Question

Two ships are approaching a light-house from opposite directions. The angles of depression of the two ships from the top of the light-house are 30° and 45°. If the distance between the two ships is 100 m, find the height of the light-house. \[[Use \sqrt{3} = 1 . 732]\]

Answer 1

Let h be the height of the light house.
Let us suppose that the distance of one of the ships from the light house is x metres. Then, the distance of the other ship from the light house will be 100 − x metres.

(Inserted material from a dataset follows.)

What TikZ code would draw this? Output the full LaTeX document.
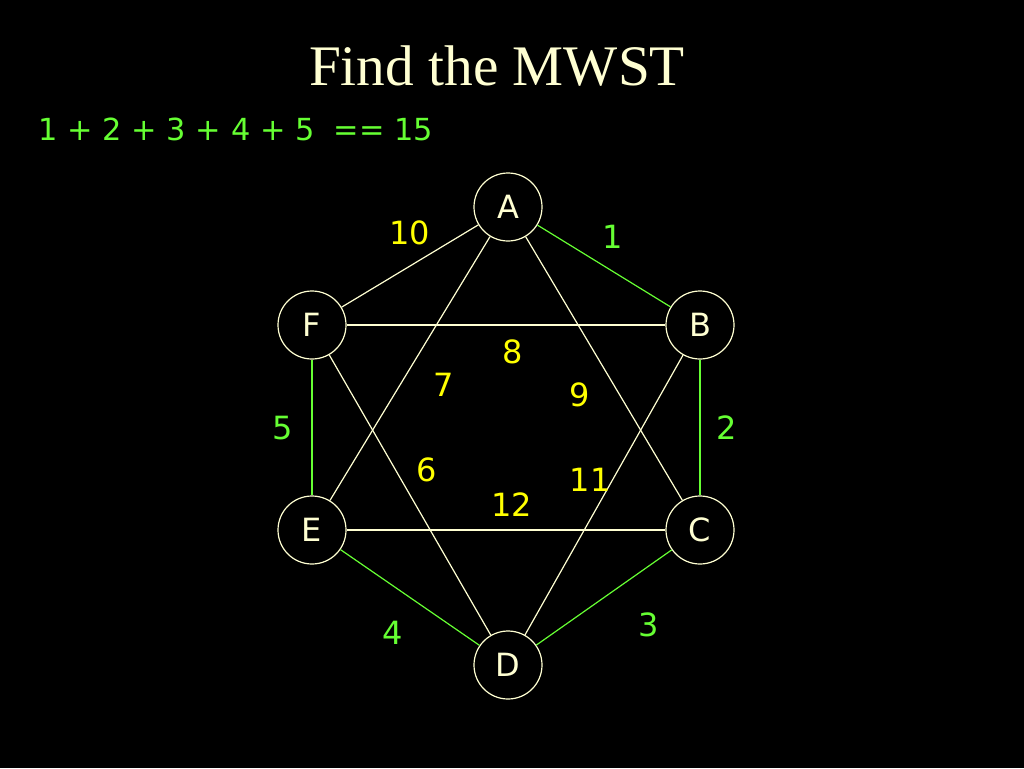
\documentclass[tikz,border=0pt]{standalone}
\usepackage{fontspec}
\setmainfont{Liberation Serif}
\newfontfamily\labelfont{DejaVu Sans}
\usetikzlibrary{positioning}
\definecolor{cream}{RGB}{255,255,210}
\definecolor{mstgreen}{RGB}{102,255,51}
\definecolor{wyellow}{RGB}{255,255,0}

\begin{document}
\begin{tikzpicture}[x=0.75pt,y=-0.75pt,
  vertex/.style={circle,draw=cream,line width=0.9pt,minimum size=51pt,inner sep=0pt,text=cream,font=\labelfont\fontsize{24}{24}\selectfont},
  edge/.style={draw=cream,line width=0.9pt},
  tree/.style={draw=mstgreen,line width=0.9pt},
  weight/.style={text=wyellow,font=\labelfont\fontsize{24}{24}\selectfont},
  tweight/.style={text=mstgreen,font=\labelfont\fontsize{24}{24}\selectfont}]

\fill[black] (0,0) rectangle (1024,768);
\useasboundingbox (0,0) rectangle (1024,768);

\node[text=cream,font=\fontsize{43}{43}\selectfont] (title) at (497,66) {Find the MWST};
\node[text=mstgreen,font=\labelfont\fontsize{22.8}{22.8}\selectfont,anchor=west] (sum) at (34,129) {1 + 2 + 3 + 4 + 5~~== 15};

% vertices
\foreach \name / \x / \y in {A/508/207,B/700/325,C/700/530,D/508/665,E/312/530,F/312/325}
  \node[vertex] (\name) at (\x,\y) {\name};

% edges not in the tree
\draw[edge] (A) -- (F);
\draw[edge] (F) -- (B);
\draw[edge] (A) -- (E);
\draw[edge] (A) -- (C);
\draw[edge] (F) -- (D);
\draw[edge] (B) -- (D);
\draw[edge] (E) -- (C);

% tree edges
\draw[tree] (A) -- (B);
\draw[tree] (B) -- (C);
\draw[tree] (C) -- (D);
\draw[tree] (D) -- (E);
\draw[tree] (E) -- (F);

% weights
\node[weight] (w10) at (410,233) {10};
\node[weight] (w8) at (513,352) {8};
\node[weight] (w7) at (444,385) {7};
\node[weight] (w9) at (580,395) {9};
\node[weight] (w6) at (427,470) {6};
\node[weight] (w11) at (590,480) {11};
\node[weight] (w12) at (512,505) {12};
\node[tweight] (w1) at (613,237) {1};
\node[tweight] (w2) at (727,428) {2};
\node[tweight] (w3) at (649,625) {3};
\node[tweight] (w4) at (393,633) {4};
\node[tweight] (w5) at (283,428) {5};

\end{tikzpicture}
\end{document}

In right-angled triangle ADO, we have:

\[\tan {30}^\circ = \frac{OD}{AD} = \frac{h}{x}\]
\[ \Rightarrow \frac{1}{\sqrt{3}} = \frac{h}{x}\]
\[ \Rightarrow x = \sqrt{3}h . . . (1)\]

In right-angled triangle BDO, we have:

\[\tan {45}^\circ = \frac{OD}{BD} = \frac{h}{100 - x}\]
\[ \Rightarrow 1 = \frac{h}{100 - x}\]
\[ \Rightarrow x + h = 100\]
\[\text{On putting x} = \sqrt{3}h, \text{we get}: \]
\[\sqrt{3}h + h = 100\]
\[ \Rightarrow h\left( \sqrt{3} + 1 \right) = 100\]
\[ \Rightarrow h = \frac{100}{\sqrt{3} + 1}\]
\[ \Rightarrow h = \frac{100}{\left( \sqrt{3} + 1 \right)} \times \frac{\left( \sqrt{3} - 1 \right)}{\left( \sqrt{3} - 1 \right)}\]
\[ \Rightarrow h = \frac{100}{2}\left( \sqrt{3} - 1 \right)\]
\[ \Rightarrow h = 36 . 6 (\text{approx} . )\]

Thus, the height of the light house is approximately 36.6 m.